Many writers commenting on Japan’s energy sector have been using outdated analytical lenses through which to interpret change (or the lack of it) in Japan’s energy institutions. Typically they argue that Japan’s “nuclear village”, the METI-industry “iron triangle” and the fossil fuels sector are conspiring to stifle any changes that might lead to a low-carbon energy system in Japan. These writers tend to take narrow perspectives on institutional change based on their notions of what a “low-carbon transition” should look like and their evaluation of the power of vested interests within Japan’s energy system.
However, in light of significant institutional and structural changes emerging in the post-Fukushima period, these narrow perspectives need to be revised. The power of large centralized general electricity and gas utilities and industry associations to stifle change and protect their own interests has been seriously undermined, if not rendered inert by recent energy policy reforms. While the government still plays a major role in formulating policies to drive the energy transition, it is no longer useful or relevant to suggest that keiretsu groupings, the political-bureaucratic-corporate “iron triangle” or a “nuclear village” exert powerful influence over energy policies and markets.
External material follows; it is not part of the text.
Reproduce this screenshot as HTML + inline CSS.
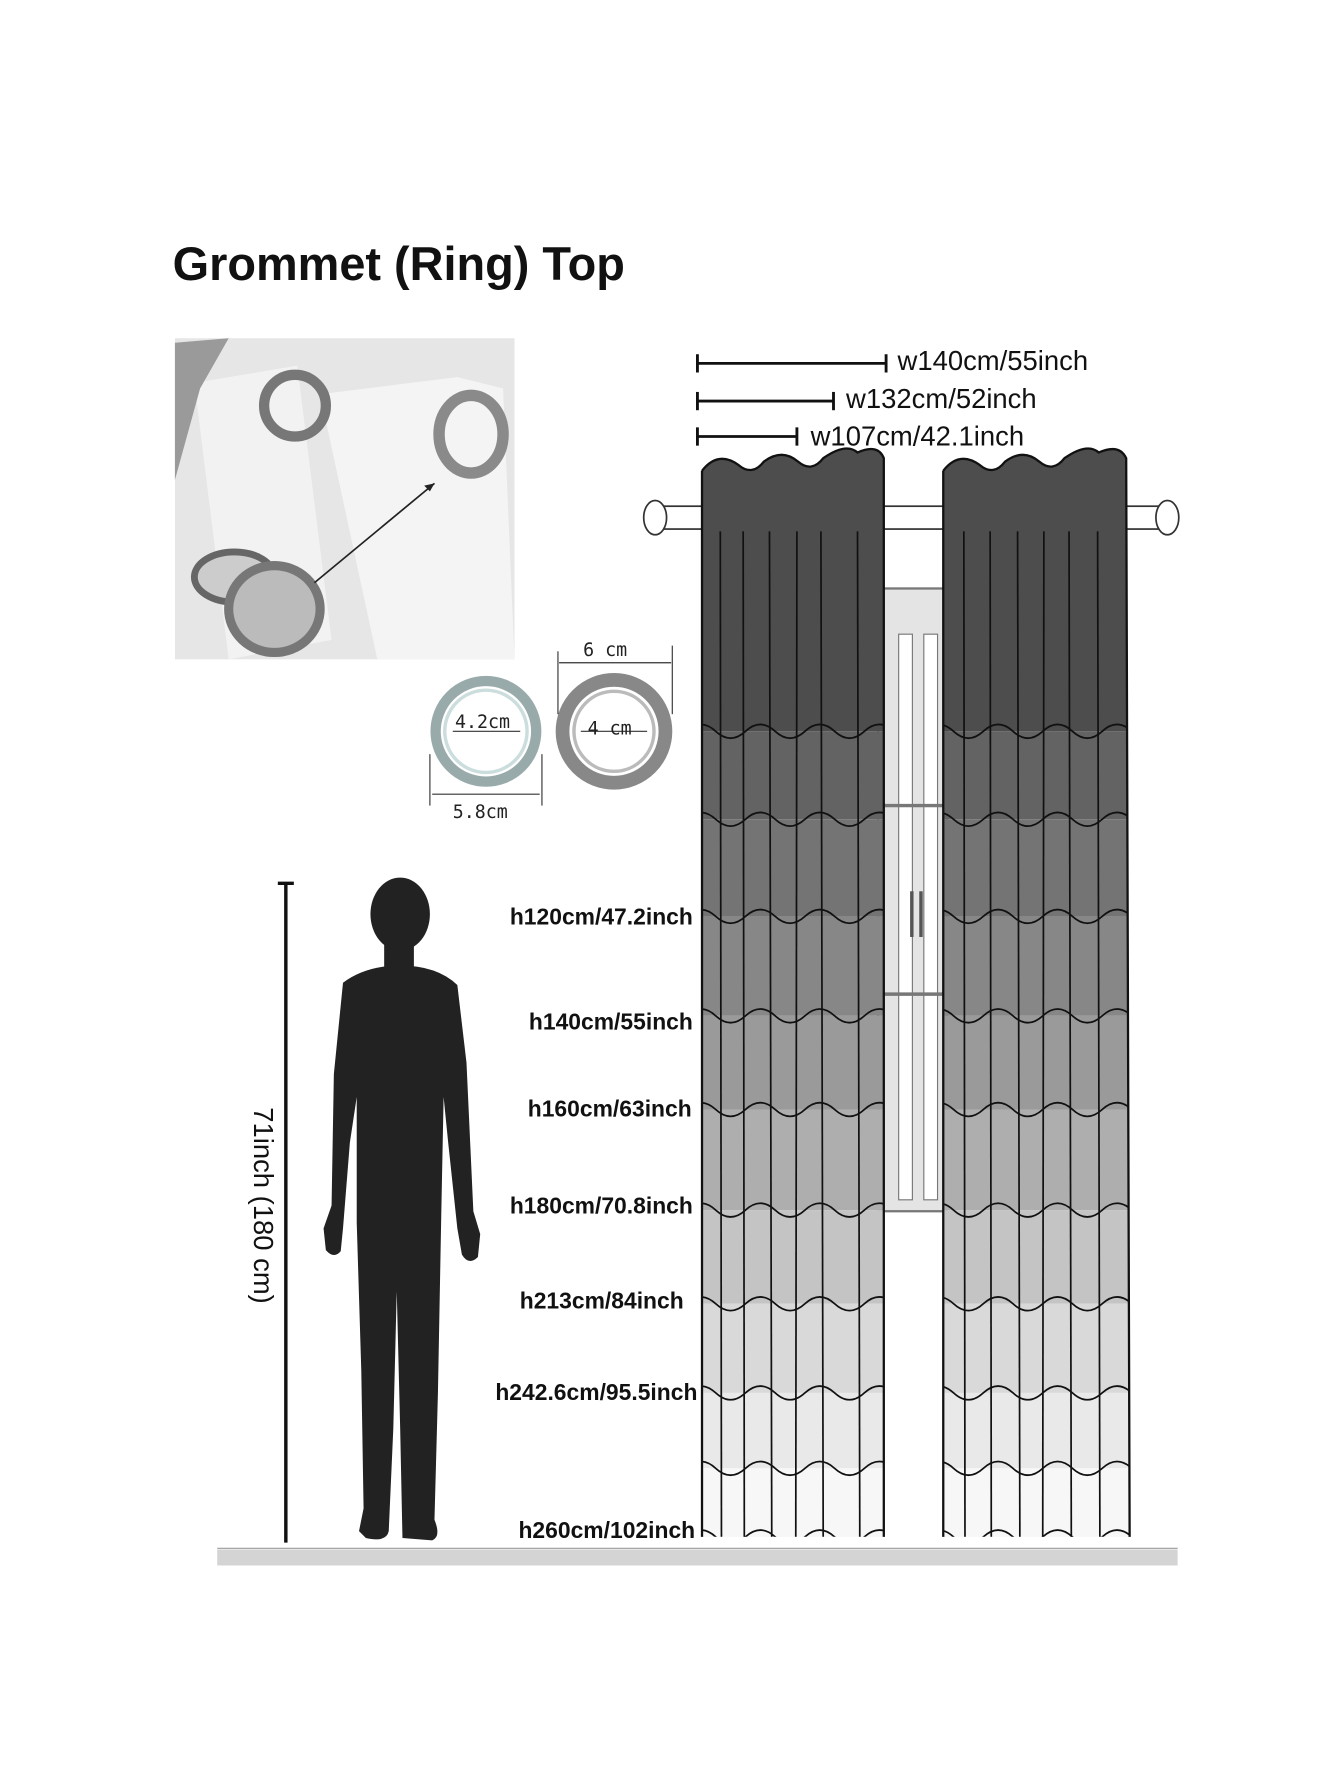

Instead, a more complex dynamic is now at play in Japan’s energy sector. Stimulated by significant institutional changes, the “rules of the energy game” have fundamentally changed. The governance of Japan’s energy transition increasingly involves a more dynamic process of interaction and decision-making among a broader range of energy-related institutions than in the past. At the same time, the shift to greater reliance on competitive markets implies less predictability and more ambiguity around reaching the goals of Japan’s latest strategic energy plan. Based on the government’s evident commitment to proceeding with the reforms and the significant institutional and structural changes that have already taken place, it can be concluded that the energy “game” itself is fundamentally changing as Japan’s energy transition continues to evolve.
Notwithstanding the above, the norms, beliefs and ideas that underpin Japanese society remain relatively stable and so we can expect that Japan’s energy transition to follow a pattern distinct from liberalization initiatives in other western countries: firms and markets will adapt to the new rules in a uniquely Japanese way. It is still too early to judge whether the institutional reforms Japan has put in place will ultimately be successful. The country needs to balance a number of competing goals including ensuring energy security, meeting its international climate change commitments and maintaining affordable and reliable electricity services to industry and other consumers. The transition is still in its early stages and so the trajectory of change is still relatively open. However, self-reinforcing processes are likely to close around a particular pathway in the period leading up to full liberalization in 2022 so the government will need to continue to monitor the system closely and fine tune policies as required in order to realize transition goals.